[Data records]
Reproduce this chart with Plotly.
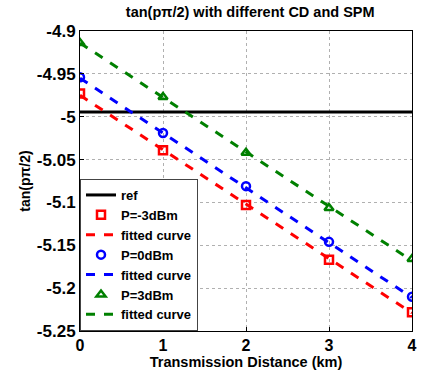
import plotly.graph_objects as go

distance = [0, 1, 2, 3, 4]
ref_value = -4.9945
p_m3 = [-4.973, -5.039, -5.103, -5.167, -5.228]
p_0 = [-4.954, -5.019, -5.081, -5.146, -5.210]
p_p3 = [-4.914, -4.977, -5.042, -5.1065, -5.166]
fit_x = [0, 4]
fit_m3 = [-4.975, -5.229]
fit_0 = [-4.955, -5.211]
fit_p3 = [-4.914, -5.168]
yticks = [-4.9, -4.95, -5.0, -5.05, -5.1, -5.15, -5.2, -5.25]
ytick_labels = ["-4.9", "-4.95", "-5", "-5.05", "-5.1", "-5.15", "-5.2", "-5.25"]
xticks = [0, 1, 2, 3, 4]

FONT = "Arial, Liberation Sans, sans-serif"
fig = go.Figure()
fig.add_trace(go.Scatter(x=[0, 4], y=[ref_value, ref_value], mode="lines",
                         line=dict(color="black", width=3), name="ref"))
series = [
    (p_m3, fit_m3, "#ff0000", "square-open", "P=-3dBm"),
    (p_0, fit_0, "#0000ff", "circle-open", "P=0dBm"),
    (p_p3, fit_p3, "#008000", "triangle-up-open", "P=3dBm"),
]
for pts, fit, c, sym, nm in series:
    fig.add_trace(go.Scatter(x=distance, y=pts, mode="markers", name=nm,
                             marker=dict(symbol=sym, size=8, color=c,
                                         line=dict(color=c, width=2.5))))
    fig.add_trace(go.Scatter(x=fit_x, y=fit, mode="lines", name="fitted curve",
                             line=dict(color=c, width=3, dash="dash")))

fig.update_layout(
    width=422, height=376,
    margin=dict(l=80, r=5, t=31, b=45),
    paper_bgcolor="white", plot_bgcolor="white",
    font=dict(family=FONT, color="black"),
    title=dict(text="tan(pπ/2) with different CD and SPM", x=0.593, xanchor="center",
               y=0.968, yanchor="middle", font=dict(size=14.5, weight="bold", family=FONT)),
    legend=dict(x=0, y=0, xanchor="left", yanchor="bottom", bgcolor="white",
                bordercolor="#444", borderwidth=1, font=dict(size=13, weight="bold", family=FONT),
                tracegroupgap=0, itemwidth=30, itemsizing="trace"),
    showlegend=True,
)
fig.update_xaxes(range=[0, 4], tickvals=xticks, showgrid=True, gridcolor="#b0b0b0",
                 griddash="dot", gridwidth=1, showline=True, linecolor="black", mirror=True,
                 ticks="inside", ticklen=4, tickcolor="black", zeroline=False,
                 tickfont=dict(size=16, weight="bold", family=FONT),
                 title=dict(text="Transmission Distance (km)", standoff=0,
                            font=dict(size=14.5, weight="bold", family=FONT)))
fig.update_yaxes(range=[-5.25, -4.9], tickvals=yticks, ticktext=ytick_labels, showgrid=True,
                 gridcolor="#b0b0b0", griddash="dot", gridwidth=1, showline=True,
                 linecolor="black", mirror=True, ticks="inside", ticklen=4, tickcolor="black",
                 zeroline=False, tickfont=dict(size=17, weight="bold", family=FONT),
                 title=dict(text="tan(pπ/2)", standoff=2,
                            font=dict(size=14, weight="bold", family=FONT)))
fig.write_html("out.html")
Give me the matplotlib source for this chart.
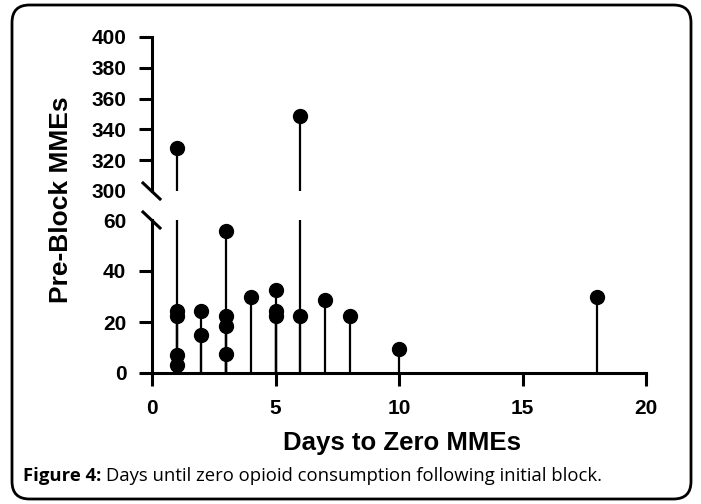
import numpy as np
import matplotlib.pyplot as plt
from matplotlib.patches import FancyBboxPatch
from matplotlib.lines import Line2D

# data: days to zero MMEs vs pre-block MMEs
days = [1, 1, 1, 1, 1, 2, 2, 3, 3, 3, 3, 4, 5, 5, 5, 6, 6, 7, 8, 10, 18]
mmes = [328, 24.5, 22.5, 7, 3, 24.5, 15, 55.5, 22.5, 18.5, 7.3, 30,
        32.5, 24.5, 22.5, 349, 22.5, 28.5, 22.5, 9.3, 30]

x_ticks = [0, 5, 10, 15, 20]
low_ticks = [0, 20, 40, 60]
high_ticks = [300, 320, 340, 360, 380, 400]

plt.rcParams['font.family'] = ['Liberation Sans', 'DejaVu Sans']

W, H = 701, 504
fig = plt.figure(figsize=(W / 100, H / 100), dpi=100)

def px_axes(x0, x1, ytop, ybot):
    return fig.add_axes([x0 / W, 1 - ybot / H, (x1 - x0) / W, (ybot - ytop) / H])

ax_lo = px_axes(152, 646, 220, 373)
ax_hi = px_axes(152, 646, 37, 191)

days_a = np.array(days)
mmes_a = np.array(mmes)

for ax, lo, hi in [(ax_lo, 0, 60), (ax_hi, 300, 400)]:
    ax.vlines(days_a, lo, np.minimum(mmes_a, hi), color='black', lw=1.6)
    sel = (mmes_a >= lo) & (mmes_a <= hi)
    ax.plot(days_a[sel], mmes_a[sel], 'o', color='black', ms=10, clip_on=False,
            zorder=3)
    ax.set_xlim(0, 20)
    ax.set_ylim(lo, hi)
    ax.patch.set_visible(False)
    for s in ['top', 'right']:
        ax.spines[s].set_visible(False)
    ax.spines['left'].set_linewidth(2.2)
    ax.tick_params(axis='y', direction='out', length=9.5, width=2.2, pad=9,
                   labelsize=15)

ax_lo.set_yticks(low_ticks)
ax_lo.set_yticklabels([str(t) for t in low_ticks], fontweight='bold')
ax_lo.set_xticks(x_ticks)
ax_lo.set_xticklabels([str(t) for t in x_ticks], fontweight='bold')
ax_lo.spines['bottom'].set_linewidth(2.2)
ax_lo.tick_params(axis='x', direction='out', length=9, width=2.2, pad=10,
                  labelsize=15)
# the 60 tick mark is replaced by the break mark
ax_lo.yaxis.get_major_ticks()[-1].tick1line.set_visible(False)

ax_hi.set_yticks(high_ticks)
ax_hi.set_yticklabels([str(t) for t in high_ticks], fontweight='bold')
ax_hi.yaxis.get_major_ticks()[0].tick1line.set_visible(False)
ax_hi.spines['bottom'].set_visible(False)
ax_hi.set_xticks([])

# break marks on the y axis
for y0 in [183, 212]:
    fig.add_artist(Line2D([143 / W, 160 / W], [1 - y0 / H, 1 - (y0 + 16) / H],
                          color='black', lw=2.2))

fig.text(61 / W, 1 - 200 / H, 'Pre-Block MMEs', rotation=90, ha='center',
         va='center', fontsize=19, fontweight='bold')
fig.text(402 / W, 1 - 443 / H, 'Days to Zero MMEs', ha='center', va='center',
         fontsize=18.5, fontweight='bold')

cap_font = ['Open Sans', 'DejaVu Sans']
t1 = fig.text(23 / W, 1 - 476 / H, 'Figure 4:', ha='left', va='center',
              fontsize=13.3, fontweight='bold', family=cap_font)
fig.canvas.draw()
bb = t1.get_window_extent()
fig.text((bb.x1 + 5) / W, 1 - 476 / H,
         'Days until zero opioid consumption following initial block.',
         ha='left', va='center', fontsize=13.3, family=cap_font)

# rounded frame around the whole figure
frame = FancyBboxPatch((12 / W, 5 / H), (691 - 12) / W, (499 - 5) / H,
                       boxstyle='round,pad=0,rounding_size=0.025',
                       transform=fig.transFigure, fill=False, ec='black',
                       lw=2, mutation_aspect=W / H)
fig.add_artist(frame)

fig.savefig('out.png', dpi=100)
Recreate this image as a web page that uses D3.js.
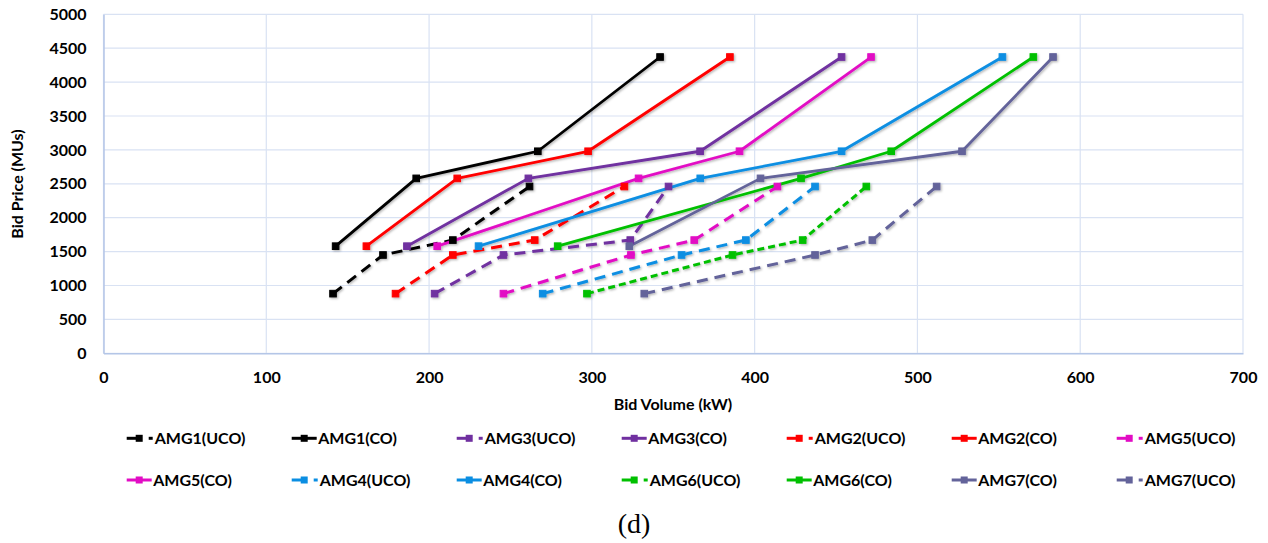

WHAT YOU WILL DO
From the first line of the entries above down to the line holding "xticks = [0, 1, 2, 3, 4]", quote each line exactly and nothing else, skipping pictures.

WRITTEN SOLUTION
Reproduce this chart with Plotly.
import plotly.graph_objects as go

distance = [0, 1, 2, 3, 4]
ref_value = -4.9945
p_m3 = [-4.973, -5.039, -5.103, -5.167, -5.228]
p_0 = [-4.954, -5.019, -5.081, -5.146, -5.210]
p_p3 = [-4.914, -4.977, -5.042, -5.1065, -5.166]
fit_x = [0, 4]
fit_m3 = [-4.975, -5.229]
fit_0 = [-4.955, -5.211]
fit_p3 = [-4.914, -5.168]
yticks = [-4.9, -4.95, -5.0, -5.05, -5.1, -5.15, -5.2, -5.25]
ytick_labels = ["-4.9", "-4.95", "-5", "-5.05", "-5.1", "-5.15", "-5.2", "-5.25"]
xticks = [0, 1, 2, 3, 4]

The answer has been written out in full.